* [Written instruction]:
Write the listing below out again exactly, dropping the images.

* [Information provided]:
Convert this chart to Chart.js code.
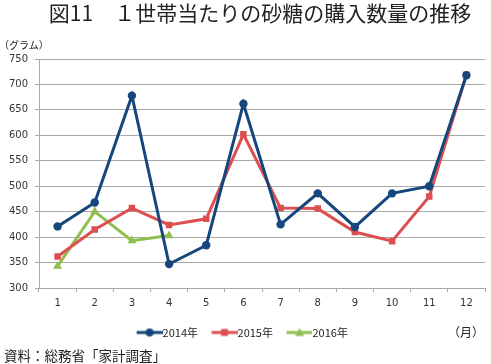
<!DOCTYPE html>
<html>
<head>
<meta charset="utf-8">
<script src="https://cdn.jsdelivr.net/npm/chart.js@4.4.0/dist/chart.umd.min.js"></script>
<style>
  body { margin: 0; background: #fff; }
  #wrap { position: relative; width: 491px; height: 364px; font-family: "Noto Sans CJK JP", sans-serif; color: #222; }
  #chart { position: absolute; left: 0; top: 0; }
  .txt { position: absolute; white-space: nowrap; }
  #title { left: 29px; top: 0; width: 462px; text-align: center; font-size: 21px; line-height: 24px; }
  #unitY { left: -1px; top: 37px; font-size: 10px; }
  #unitX { left: 448px; top: 323px; font-size: 12px; }
  #source { left: 4px; top: 345px; font-size: 13.5px; }
</style>
</head>
<body>
<div id="wrap">
  <canvas id="chart" width="491" height="364"></canvas>
  <div class="txt" id="title">図11　１世帯当たりの砂糖の購入数量の推移</div>
  <div class="txt" id="unitY">（グラム）</div>
  <div class="txt" id="unitX">（月）</div>
  <div class="txt" id="source">資料：総務省「家計調査」</div>
</div>
<script>
// データ（グラム）
const months = ['1', '2', '3', '4', '5', '6', '7', '8', '9', '10', '11', '12'];
const y2014 = [421, 468, 678, 347, 384, 662, 425, 486, 420, 486, 500, 718];
const y2015 = [362, 415, 457, 424, 436, 602, 457, 456, 410, 392, 480, 719];
const y2016 = [343, 450, 393, 403];
const yTicks = [300, 350, 400, 450, 500, 550, 600, 650, 700, 750];

const seriesNames = ['2014年', '2015年', '2016年'];
const colors = ['#16477c', '#dd4f4f', '#8fc04f'];
const shapes = ['circle', 'rect', 'triangle'];

// 凡例用のアイコン（線＋マーカー）。右寄せで描いて文字に近づける
function legendIcon(color, shape) {
    const c = document.createElement('canvas');
    c.width = 31; c.height = 10;
    const g = c.getContext('2d');
    g.strokeStyle = color;
    g.fillStyle = color;
    g.lineWidth = 3;
    g.beginPath();
    g.moveTo(5, 5); g.lineTo(31, 5);
    g.stroke();
    g.beginPath();
    const cx = 18;
    if (shape === 'circle') {
        g.arc(cx, 5, 4, 0, Math.PI * 2);
    } else if (shape === 'rect') {
        g.rect(cx - 3.5, 1.5, 7, 7);
    } else {
        g.moveTo(cx, 0.5); g.lineTo(cx + 4.5, 8.5); g.lineTo(cx - 4.5, 8.5); g.closePath();
    }
    g.fill();
    return c;
}

const tickFont = { family: 'DejaVu Sans', size: 10 };
const gridColor = '#a9a9a9';

const ctx = document.getElementById('chart').getContext('2d');
new Chart(ctx, {
    type: 'line',
    data: {
        labels: months,
        datasets: [y2014, y2015, y2016].map((d, i) => ({
            label: seriesNames[i],
            data: d,
            borderColor: colors[i],
            backgroundColor: colors[i],
            pointBackgroundColor: colors[i],
            pointBorderColor: colors[i],
            pointBorderWidth: 0,
            pointStyle: shapes[i],
            pointRadius: i === 0 ? 4.2 : (i === 1 ? 4.6 : 5.2),
            borderWidth: 3,
            tension: 0,
            fill: false
        }))
    },
    options: {
        responsive: false,
        animation: false,
        layout: { padding: { top: 59, right: 6, bottom: 16, left: 0 } },
        scales: {
            x: {
                offset: true,
                grid: { offset: true, drawOnChartArea: false, color: gridColor, tickLength: 4 },
                border: { color: gridColor },
                ticks: { color: '#333', font: tickFont, padding: 5, maxRotation: 0 },
                afterFit: (s) => { s.height = 25; }
            },
            y: {
                min: 300,
                max: 750,
                afterBuildTicks: (s) => { s.ticks = yTicks.map(v => ({ value: v })); },
                grid: { color: gridColor, tickLength: 4 },
                border: { color: gridColor },
                ticks: { color: '#333', font: tickFont, padding: 7 },
                afterFit: (s) => { s.width = 39; }
            }
        },
        plugins: {
            tooltip: { enabled: false },
            legend: {
                position: 'bottom',
                labels: {
                    usePointStyle: true,
                    pointStyleWidth: 20,
                    padding: 14,
                    color: '#222',
                    font: { family: 'Noto Sans CJK JP', size: 11 },
                    generateLabels: (chart) => {
                        const items = Chart.defaults.plugins.legend.labels.generateLabels(chart);
                        return items.map((it, i) => Object.assign(it, { pointStyle: legendIcon(colors[i], shapes[i]) }));
                    }
                }
            }
        }
    }
});
</script>
</body>
</html>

* [Written reply]:
Convert this chart to Chart.js code.
<!DOCTYPE html>
<html>
<head>
<meta charset="utf-8">
<script src="https://cdn.jsdelivr.net/npm/chart.js@4.4.0/dist/chart.umd.min.js"></script>
<style>
  body { margin: 0; background: #fff; }
  #wrap { position: relative; width: 491px; height: 364px; font-family: "Noto Sans CJK JP", sans-serif; color: #222; }
  #chart { position: absolute; left: 0; top: 0; }
  .txt { position: absolute; white-space: nowrap; }
  #title { left: 29px; top: 0; width: 462px; text-align: center; font-size: 21px; line-height: 24px; }
  #unitY { left: -1px; top: 37px; font-size: 10px; }
  #unitX { left: 448px; top: 323px; font-size: 12px; }
  #source { left: 4px; top: 345px; font-size: 13.5px; }
</style>
</head>
<body>
<div id="wrap">
  <canvas id="chart" width="491" height="364"></canvas>
  <div class="txt" id="title">図11　１世帯当たりの砂糖の購入数量の推移</div>
  <div class="txt" id="unitY">（グラム）</div>
  <div class="txt" id="unitX">（月）</div>
  <div class="txt" id="source">資料：総務省「家計調査」</div>
</div>
<script>
// データ（グラム）
const months = ['1', '2', '3', '4', '5', '6', '7', '8', '9', '10', '11', '12'];
const y2014 = [421, 468, 678, 347, 384, 662, 425, 486, 420, 486, 500, 718];
const y2015 = [362, 415, 457, 424, 436, 602, 457, 456, 410, 392, 480, 719];
const y2016 = [343, 450, 393, 403];
const yTicks = [300, 350, 400, 450, 500, 550, 600, 650, 700, 750];

const seriesNames = ['2014年', '2015年', '2016年'];
const colors = ['#16477c', '#dd4f4f', '#8fc04f'];
const shapes = ['circle', 'rect', 'triangle'];

// 凡例用のアイコン（線＋マーカー）。右寄せで描いて文字に近づける
function legendIcon(color, shape) {
    const c = document.createElement('canvas');
    c.width = 31; c.height = 10;
    const g = c.getContext('2d');
    g.strokeStyle = color;
    g.fillStyle = color;
    g.lineWidth = 3;
    g.beginPath();
    g.moveTo(5, 5); g.lineTo(31, 5);
    g.stroke();
    g.beginPath();
    const cx = 18;
    if (shape === 'circle') {
        g.arc(cx, 5, 4, 0, Math.PI * 2);
    } else if (shape === 'rect') {
        g.rect(cx - 3.5, 1.5, 7, 7);
    } else {
        g.moveTo(cx, 0.5); g.lineTo(cx + 4.5, 8.5); g.lineTo(cx - 4.5, 8.5); g.closePath();
    }
    g.fill();
    return c;
}

const tickFont = { family: 'DejaVu Sans', size: 10 };
const gridColor = '#a9a9a9';

const ctx = document.getElementById('chart').getContext('2d');
new Chart(ctx, {
    type: 'line',
    data: {
        labels: months,
        datasets: [y2014, y2015, y2016].map((d, i) => ({
            label: seriesNames[i],
            data: d,
            borderColor: colors[i],
            backgroundColor: colors[i],
            pointBackgroundColor: colors[i],
            pointBorderColor: colors[i],
            pointBorderWidth: 0,
            pointStyle: shapes[i],
            pointRadius: i === 0 ? 4.2 : (i === 1 ? 4.6 : 5.2),
            borderWidth: 3,
            tension: 0,
            fill: false
        }))
    },
    options: {
        responsive: false,
        animation: false,
        layout: { padding: { top: 59, right: 6, bottom: 16, left: 0 } },
        scales: {
            x: {
                offset: true,
                grid: { offset: true, drawOnChartArea: false, color: gridColor, tickLength: 4 },
                border: { color: gridColor },
                ticks: { color: '#333', font: tickFont, padding: 5, maxRotation: 0 },
                afterFit: (s) => { s.height = 25; }
            },
            y: {
                min: 300,
                max: 750,
                afterBuildTicks: (s) => { s.ticks = yTicks.map(v => ({ value: v })); },
                grid: { color: gridColor, tickLength: 4 },
                border: { color: gridColor },
                ticks: { color: '#333', font: tickFont, padding: 7 },
                afterFit: (s) => { s.width = 39; }
            }
        },
        plugins: {
            tooltip: { enabled: false },
            legend: {
                position: 'bottom',
                labels: {
                    usePointStyle: true,
                    pointStyleWidth: 20,
                    padding: 14,
                    color: '#222',
                    font: { family: 'Noto Sans CJK JP', size: 11 },
                    generateLabels: (chart) => {
                        const items = Chart.defaults.plugins.legend.labels.generateLabels(chart);
                        return items.map((it, i) => Object.assign(it, { pointStyle: legendIcon(colors[i], shapes[i]) }));
                    }
                }
            }
        }
    }
});
</script>
</body>
</html>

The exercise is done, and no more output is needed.